In 1943 her parents found a Husband-and-Wife teaching position running Clarance House. This is a small conference center for young adults in Thaxted, a small rural town in Essex. They stayed there until her father died while Diana was in college. The town was filled with the interesting people that one tends to find in small towns.
At Thaxton, the parents devoted themselves to their teachings, and neglected their children. The girls lived in a small, damp cottage away from the main house, with only a paraffin lamp for heat. Their parents rigged up a bell that the girls could ring in case of emergency, but they never answered it. Often they came home from from school to find that no one had remembered to leave them anything to eat. Their mother only bought them half the things they needed for school, and tried to make the rest, but she wasn't a very good seamstress. She claimed that she did this because there weren't enough clothes rationing coupons – but always managed to get enough clothes for herself. In The Time of the Ghost, Diana Wynne Jones describes the situation in which they lived – but not the closeness of the three sisters as they relied upon themselves for the support they did not get from her adults. Children coming together for mutual support against an oppressive world is a theme found in nearly all of Diana Wynne Jone's books.
Her mother would tell people, in front of the girls, that Ursula was going to be an actress. Isobel was going to be a balleria, and Diana was ugly, semi-delinquent, but bright.
Her father refused to buy his children books to read. When they had read all the books available at the local library, Diana started writing stories for her sisters.
After being sent to a series of schools, both boarding and day schools, Diana Wynne Jones went to St. Anne's College at Oxford. She attended lectures by both CS Lewis and JRR Tolkein. But Oxford was scornful of fantasy, and about these two writers people would say, “But they're great scholars.”

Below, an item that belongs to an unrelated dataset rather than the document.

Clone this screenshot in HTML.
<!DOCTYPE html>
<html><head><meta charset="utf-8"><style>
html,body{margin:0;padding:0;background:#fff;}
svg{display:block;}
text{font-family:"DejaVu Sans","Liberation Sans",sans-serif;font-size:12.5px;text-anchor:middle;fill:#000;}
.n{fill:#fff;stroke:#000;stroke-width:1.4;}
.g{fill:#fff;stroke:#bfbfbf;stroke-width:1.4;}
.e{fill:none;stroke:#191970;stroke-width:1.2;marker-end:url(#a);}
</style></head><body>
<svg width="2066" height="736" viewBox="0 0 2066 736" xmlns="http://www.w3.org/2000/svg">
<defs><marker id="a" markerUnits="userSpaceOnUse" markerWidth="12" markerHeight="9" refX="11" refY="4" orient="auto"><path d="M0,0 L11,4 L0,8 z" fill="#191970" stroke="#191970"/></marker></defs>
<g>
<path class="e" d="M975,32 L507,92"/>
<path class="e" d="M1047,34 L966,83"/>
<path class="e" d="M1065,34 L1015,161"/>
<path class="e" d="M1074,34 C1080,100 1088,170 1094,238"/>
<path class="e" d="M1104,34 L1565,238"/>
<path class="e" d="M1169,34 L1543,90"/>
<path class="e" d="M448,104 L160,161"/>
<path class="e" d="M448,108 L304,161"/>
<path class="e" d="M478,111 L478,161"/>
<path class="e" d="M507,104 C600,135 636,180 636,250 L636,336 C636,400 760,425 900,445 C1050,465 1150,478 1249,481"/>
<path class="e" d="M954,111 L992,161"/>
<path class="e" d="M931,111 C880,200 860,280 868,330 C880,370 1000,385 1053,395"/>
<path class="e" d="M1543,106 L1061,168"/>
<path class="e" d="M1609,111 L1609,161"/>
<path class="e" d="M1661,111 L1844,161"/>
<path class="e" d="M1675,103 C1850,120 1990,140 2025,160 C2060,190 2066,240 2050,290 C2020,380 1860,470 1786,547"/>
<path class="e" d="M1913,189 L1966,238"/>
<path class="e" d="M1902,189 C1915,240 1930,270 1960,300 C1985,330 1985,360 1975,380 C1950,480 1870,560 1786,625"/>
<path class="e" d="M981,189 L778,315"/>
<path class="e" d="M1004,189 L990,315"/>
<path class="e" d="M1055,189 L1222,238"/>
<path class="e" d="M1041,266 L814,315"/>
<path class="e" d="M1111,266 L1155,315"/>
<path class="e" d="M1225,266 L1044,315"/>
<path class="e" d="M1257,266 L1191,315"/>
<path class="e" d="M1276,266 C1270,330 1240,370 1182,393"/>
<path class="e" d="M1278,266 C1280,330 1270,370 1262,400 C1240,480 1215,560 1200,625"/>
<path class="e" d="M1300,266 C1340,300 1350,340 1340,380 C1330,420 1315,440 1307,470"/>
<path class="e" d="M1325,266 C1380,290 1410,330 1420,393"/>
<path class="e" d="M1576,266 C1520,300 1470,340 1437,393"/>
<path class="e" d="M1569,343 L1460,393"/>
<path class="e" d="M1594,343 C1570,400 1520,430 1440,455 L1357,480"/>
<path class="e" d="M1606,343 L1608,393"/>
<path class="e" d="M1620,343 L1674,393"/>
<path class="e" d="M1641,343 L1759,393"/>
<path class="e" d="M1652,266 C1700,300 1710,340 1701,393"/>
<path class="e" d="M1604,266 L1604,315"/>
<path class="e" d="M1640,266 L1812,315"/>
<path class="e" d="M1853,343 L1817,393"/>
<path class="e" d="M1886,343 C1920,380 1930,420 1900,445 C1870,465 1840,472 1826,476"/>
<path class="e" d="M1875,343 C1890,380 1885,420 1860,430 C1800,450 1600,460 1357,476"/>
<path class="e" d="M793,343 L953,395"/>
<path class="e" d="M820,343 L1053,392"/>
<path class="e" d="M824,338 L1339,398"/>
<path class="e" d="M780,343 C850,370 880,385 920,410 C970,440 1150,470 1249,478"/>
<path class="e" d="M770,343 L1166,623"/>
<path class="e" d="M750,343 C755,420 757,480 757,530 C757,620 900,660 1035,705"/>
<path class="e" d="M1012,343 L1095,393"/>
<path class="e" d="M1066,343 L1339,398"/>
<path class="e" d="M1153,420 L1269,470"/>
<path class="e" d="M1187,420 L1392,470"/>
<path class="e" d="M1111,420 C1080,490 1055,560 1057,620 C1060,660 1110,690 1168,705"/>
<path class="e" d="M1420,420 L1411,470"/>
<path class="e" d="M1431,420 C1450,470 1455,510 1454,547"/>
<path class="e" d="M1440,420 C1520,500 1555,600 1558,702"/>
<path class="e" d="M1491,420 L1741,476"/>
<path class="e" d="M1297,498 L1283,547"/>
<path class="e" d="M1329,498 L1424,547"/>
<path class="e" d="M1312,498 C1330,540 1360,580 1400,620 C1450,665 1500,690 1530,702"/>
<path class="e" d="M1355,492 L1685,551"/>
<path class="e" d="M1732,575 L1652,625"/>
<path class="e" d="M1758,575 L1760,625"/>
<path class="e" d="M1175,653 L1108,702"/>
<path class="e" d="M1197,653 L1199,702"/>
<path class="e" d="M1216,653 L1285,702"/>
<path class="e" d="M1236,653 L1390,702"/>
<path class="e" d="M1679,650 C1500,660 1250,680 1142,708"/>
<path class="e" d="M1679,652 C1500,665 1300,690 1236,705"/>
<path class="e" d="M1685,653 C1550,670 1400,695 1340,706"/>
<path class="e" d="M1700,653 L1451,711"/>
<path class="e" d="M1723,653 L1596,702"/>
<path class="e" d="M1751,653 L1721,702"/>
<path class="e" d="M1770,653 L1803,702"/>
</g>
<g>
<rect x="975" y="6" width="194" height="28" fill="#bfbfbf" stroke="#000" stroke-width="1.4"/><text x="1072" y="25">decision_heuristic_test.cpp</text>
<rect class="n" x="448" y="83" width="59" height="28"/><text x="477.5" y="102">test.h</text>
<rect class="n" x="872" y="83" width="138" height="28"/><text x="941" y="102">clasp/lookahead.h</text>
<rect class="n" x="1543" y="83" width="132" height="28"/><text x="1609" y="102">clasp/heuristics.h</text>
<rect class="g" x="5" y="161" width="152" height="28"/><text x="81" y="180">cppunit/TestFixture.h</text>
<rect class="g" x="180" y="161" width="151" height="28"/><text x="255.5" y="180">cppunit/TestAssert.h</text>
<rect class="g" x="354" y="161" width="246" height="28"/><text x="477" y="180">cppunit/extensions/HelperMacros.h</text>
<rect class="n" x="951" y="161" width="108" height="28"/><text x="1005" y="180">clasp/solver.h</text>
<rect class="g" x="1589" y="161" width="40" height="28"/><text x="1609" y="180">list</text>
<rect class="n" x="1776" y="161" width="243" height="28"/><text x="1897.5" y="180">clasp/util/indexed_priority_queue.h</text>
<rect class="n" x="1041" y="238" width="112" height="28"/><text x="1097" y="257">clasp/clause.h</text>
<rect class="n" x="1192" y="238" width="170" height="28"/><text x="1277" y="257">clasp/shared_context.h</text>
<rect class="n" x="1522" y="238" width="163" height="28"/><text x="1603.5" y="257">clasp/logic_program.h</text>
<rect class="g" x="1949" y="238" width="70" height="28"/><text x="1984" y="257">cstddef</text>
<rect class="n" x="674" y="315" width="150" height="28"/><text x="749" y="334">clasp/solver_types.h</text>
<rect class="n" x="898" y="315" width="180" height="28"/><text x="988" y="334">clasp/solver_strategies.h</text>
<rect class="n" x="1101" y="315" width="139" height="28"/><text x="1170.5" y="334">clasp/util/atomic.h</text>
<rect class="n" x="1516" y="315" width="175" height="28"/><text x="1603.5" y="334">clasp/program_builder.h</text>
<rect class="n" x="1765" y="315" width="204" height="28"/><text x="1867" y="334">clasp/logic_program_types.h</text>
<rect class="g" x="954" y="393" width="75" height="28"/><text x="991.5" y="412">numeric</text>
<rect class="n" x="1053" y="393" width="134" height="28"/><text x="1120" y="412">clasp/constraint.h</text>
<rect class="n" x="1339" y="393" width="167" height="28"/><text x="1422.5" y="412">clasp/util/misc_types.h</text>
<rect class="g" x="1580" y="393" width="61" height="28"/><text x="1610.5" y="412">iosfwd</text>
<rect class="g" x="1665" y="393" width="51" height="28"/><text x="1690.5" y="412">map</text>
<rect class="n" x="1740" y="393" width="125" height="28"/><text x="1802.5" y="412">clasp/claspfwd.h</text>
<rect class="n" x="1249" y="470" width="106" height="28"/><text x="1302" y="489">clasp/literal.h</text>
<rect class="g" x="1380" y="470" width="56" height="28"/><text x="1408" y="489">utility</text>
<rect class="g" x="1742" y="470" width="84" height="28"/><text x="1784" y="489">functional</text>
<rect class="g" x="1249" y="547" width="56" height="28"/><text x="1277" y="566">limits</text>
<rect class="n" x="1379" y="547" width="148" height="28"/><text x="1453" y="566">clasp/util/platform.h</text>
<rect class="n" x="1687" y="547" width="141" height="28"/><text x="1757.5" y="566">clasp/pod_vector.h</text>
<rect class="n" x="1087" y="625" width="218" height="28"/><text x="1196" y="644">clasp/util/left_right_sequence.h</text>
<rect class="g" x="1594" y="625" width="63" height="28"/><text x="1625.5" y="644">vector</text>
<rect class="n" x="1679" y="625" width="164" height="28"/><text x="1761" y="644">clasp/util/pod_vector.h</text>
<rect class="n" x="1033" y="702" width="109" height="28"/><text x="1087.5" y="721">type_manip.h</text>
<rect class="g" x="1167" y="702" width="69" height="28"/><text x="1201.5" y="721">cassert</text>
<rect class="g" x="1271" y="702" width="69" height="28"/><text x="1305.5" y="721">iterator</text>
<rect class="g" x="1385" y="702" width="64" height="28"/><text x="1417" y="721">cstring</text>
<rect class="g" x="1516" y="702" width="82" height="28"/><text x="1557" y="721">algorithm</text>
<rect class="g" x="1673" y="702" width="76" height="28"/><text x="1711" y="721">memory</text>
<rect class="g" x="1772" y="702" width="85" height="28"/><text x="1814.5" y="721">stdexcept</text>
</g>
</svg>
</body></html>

In 1956, three days before Christmas, Diana married Jon Burrow, who she is still happily married to. They had three children, born in 1958, 1961, and 1963. When Diana began reading stories to her children, she discovered all the great children's stories she had missed as a child. Also, having a husband and a family of her own showed her what normal family life was, and she was able to start assimilating the experiences of her childhood.

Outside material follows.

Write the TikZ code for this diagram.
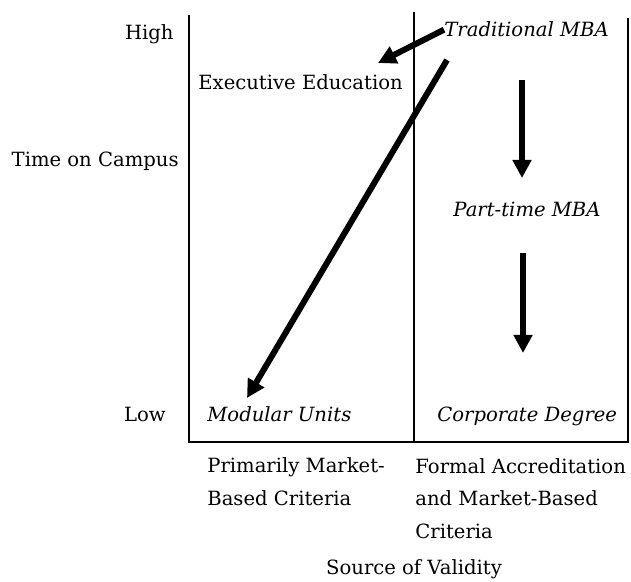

She decided to write stories for children, though it took her ten years to learn how to write a marketable book. She said, “Somewhere here it dawned on me that I was going to write fantasy anyway, because I was not able to believe in most people's version of a normal life.
In 1970 she published her first book, Changeover. It's very rare – you can buy a copy, used, for $443. Her first marketable book, Wilkin's Tooth, was published in 1973. In 1976 her husband took a job teaching in Bristol, and that is where they still live.

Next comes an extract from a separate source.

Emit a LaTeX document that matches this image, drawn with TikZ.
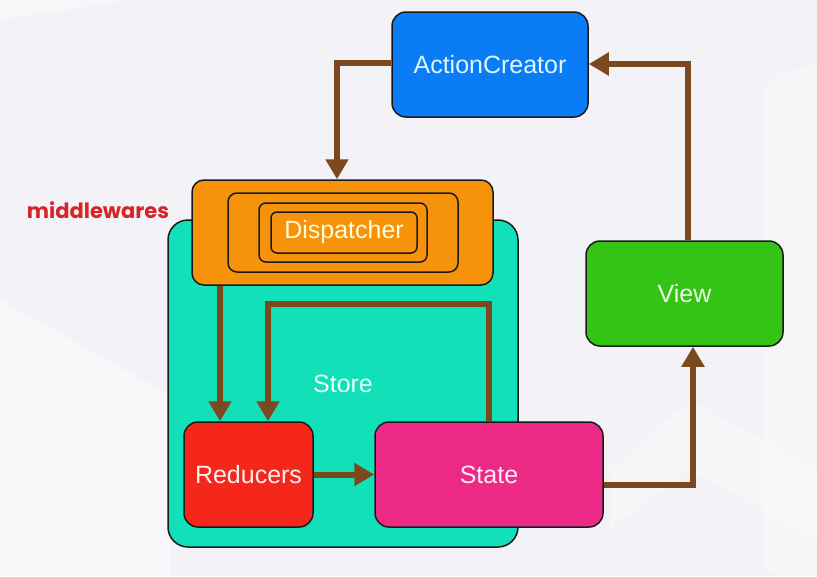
\documentclass[tikz,border=0pt]{standalone}
\usepackage{fontspec}
\setmainfont{Liberation Sans}
\newfontfamily\mwfont{Poppins}
\usetikzlibrary{arrows.meta}
\definecolor{bgc}{HTML}{F3F2F6}
\definecolor{acblue}{HTML}{0A7CF5}
\definecolor{mworange}{HTML}{F7930A}
\definecolor{storeteal}{HTML}{12E0B8}
\definecolor{redred}{HTML}{F5271A}
\definecolor{statepink}{HTML}{EC2A85}
\definecolor{viewgreen}{HTML}{33C416}
\definecolor{arrbrown}{HTML}{7A4A1E}
\definecolor{mwred}{HTML}{D8232A}
\definecolor{edgec}{HTML}{1A1A1A}
\tikzset{
  boxstyle/.style={draw=edgec, line width=1.5pt, rounded corners=14pt, inner sep=0pt,
    font=\fontsize{25}{30}\selectfont},
  arr/.style={draw=arrbrown, line width=6pt, -{Triangle[width=22pt,length=20pt]}},
}
\begin{document}
\begin{tikzpicture}[x=1pt,y=-1pt]
\fill[bgc] (0,0) rectangle (817,576);
\useasboundingbox (0,0) rectangle (817,576);
% faint background bands
\fill[white, opacity=0.45] (0,300) -- (170,395) -- (170,576) -- (0,576) -- cycle;
\fill[white, opacity=0.35] (0,20) -- (130,0) -- (0,0) -- cycle;
\fill[white, opacity=0.3, rounded corners=20pt] (763,78) -- (830,60) -- (830,576) -- (763,576) -- cycle;
\fill[white, opacity=0.25] (610,470) -- (690,400) -- (817,470) -- (817,540) -- (690,470) -- (610,530) -- cycle;
% Store
\node[boxstyle, fill=storeteal, rounded corners=20pt, minimum width=350pt, minimum height=327pt, text=white!90!storeteal] (store) at (343,383.5) {Store};
% middlewares
\node[boxstyle, fill=mworange, rounded corners=12pt, minimum width=301pt, minimum height=105pt] (mw) at (342.5,232.5) {};
\node[boxstyle, fill=mworange, rounded corners=9pt, minimum width=230pt, minimum height=79pt] (mw1) at (343,232.5) {};
\node[boxstyle, fill=mworange, rounded corners=7pt, minimum width=168pt, minimum height=59pt] (mw2) at (343,232.5) {};
\node[boxstyle, fill=mworange, rounded corners=6pt, minimum width=146pt, minimum height=41pt, text=white!85!yellow] (disp) at (344,232.5) {Dispatcher};
\node[text=mwred, font=\mwfont\bfseries\fontsize{21}{24}\selectfont, inner sep=0pt] (mwlabel) at (98,210) {middlewares};
% others
\node[boxstyle, fill=acblue, minimum width=196pt, minimum height=105pt, text=white!88!cyan] (ac) at (490,64.5) {ActionCreator};
\node[boxstyle, fill=redred, minimum width=129pt, minimum height=105pt, text=white!92!redred] (red) at (248.5,474.5) {Reducers};
\node[boxstyle, fill=statepink, minimum width=228pt, minimum height=105pt, text=white!90!statepink] (state) at (489,474.5) {State};
\node[boxstyle, fill=viewgreen, minimum width=197pt, minimum height=105pt, text=white!90!viewgreen] (view) at (684.5,293.5) {View};
% arrows
\draw[arr] ([yshift=1.5pt]ac.west) -| ([xshift=-5.5pt]mw.north);
\draw[arr] ([xshift=3.5pt]view.north) |- ([yshift=0.5pt]ac.east);
\draw[arr] ([yshift=-10.5pt]state.east) -| ([xshift=8.5pt]view.south);
\draw[arr] ([xshift=-28.5pt]red.north |- mw.south) -- ([xshift=-28.5pt]red.north);
\draw[arr] (state.north) -- ++(0,-117) -| ([xshift=19.5pt]red.north);
\draw[arr] (red.east) -- (state.west);
\end{tikzpicture}
\end{document}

It's easy to see that a childhood like that, filled with chaos and callous adults, would affect her writing, but instead of being dark and fatalistic, her work is filled with adventure and self-discovery. Her protagonists often are yanked into new worlds, without warning. They are faced with new customs and rules, and sometimes a different, bewildering language. Unfairness abounds, yet while her protagonists chafe at it , they aren't defeated. They head out and find a way to survive it, or escape.
And they do this with humor. She said in an interview for Mslexia, a magazine for female writers, “There are lots of situations that are much better to deal with in fantasy because you can stand back from it, make it fun, and learn from it.”
Another common theme in her stories is characters of different background being thrown together and having to face a severe external threat, such as a war. Her experiences at Lane Head, where a variety of families from different backgrounds came together to shelter against the war, seem to echo again and again. I think this was bolstered by the many places she lived and visited afterwards. In both her books and her autobiography, she shows herself to be a keen observer of others.
In her works, adults are usually neither paragons of virtue or absolute villains. She did have one absolutely perfect adult in The Homeward Bounders, a demon-hunter named Konistan who is the very embodiment of a hero – but she also makes fun of his absolute perfection even as she describes it. Most of her adults are fallible, erratic, and somewhat neglectful, yet they have good intentions. None, after all, are as horrific as her own parents. One person I know was offended that the parents in a Chrestomanci novel were as casual as they were, and not proper parents, and worried that this would bother the readers. My experience is that the young readers appreciate seeing that adults are portrayed in a way closer to their own experiences. After all, learning to deal with the faults of adults is a part of growing up, and growing up is an essential part of the plot resolution in Diana Wynne Jones' books.
That's one thing which makes it hard for her to have sequel after sequel with the same characters. Once they grow up, it's hard to go back – unless one forgets everything one has learned, like the children in the Nanny McPhee books.
This is not to say that there are not absolute villains in these books. Irredeemable evil does exist in Diana Wynne Jones' world. The characters must, after all, have something to fight against, something you cheer about when the villains meet their rather creative but final ends. Still, the feeling is that while the world has been saved and the universe is safe, the greatest victory is within, not without. In order to succeed, the protagonists often have to acknowledge what they have done wrong to get themselves into the situation where they found themselves, and take steps to correct it. For the foils of humanity affect the characters themselves. In The Merlin Conspiracy one of the protagonists, Nick, makes a casual remark to a strange woman – and in so doing sets into action a chain of events which end up throwing him into the action of the story at the beginning of the book, and threatening many worlds by the end of it.
Diana Wynne Jones prefers to write stories with happy, and preferably romantic, endings. And yet her characters get not what they think they want, but what they deserve. In Howl's Moving Castle, the vain Howl and the sharply critical Sophie end up together, happy and yet still themselves, still human, still with faults. They don't need to change to be perfect – they merely need to learn to live with each other.
I'll close with this quote: “Each book is an experiment, an attempt to write the ideal book, the book my children would like, the book I didn't have as a child myself.”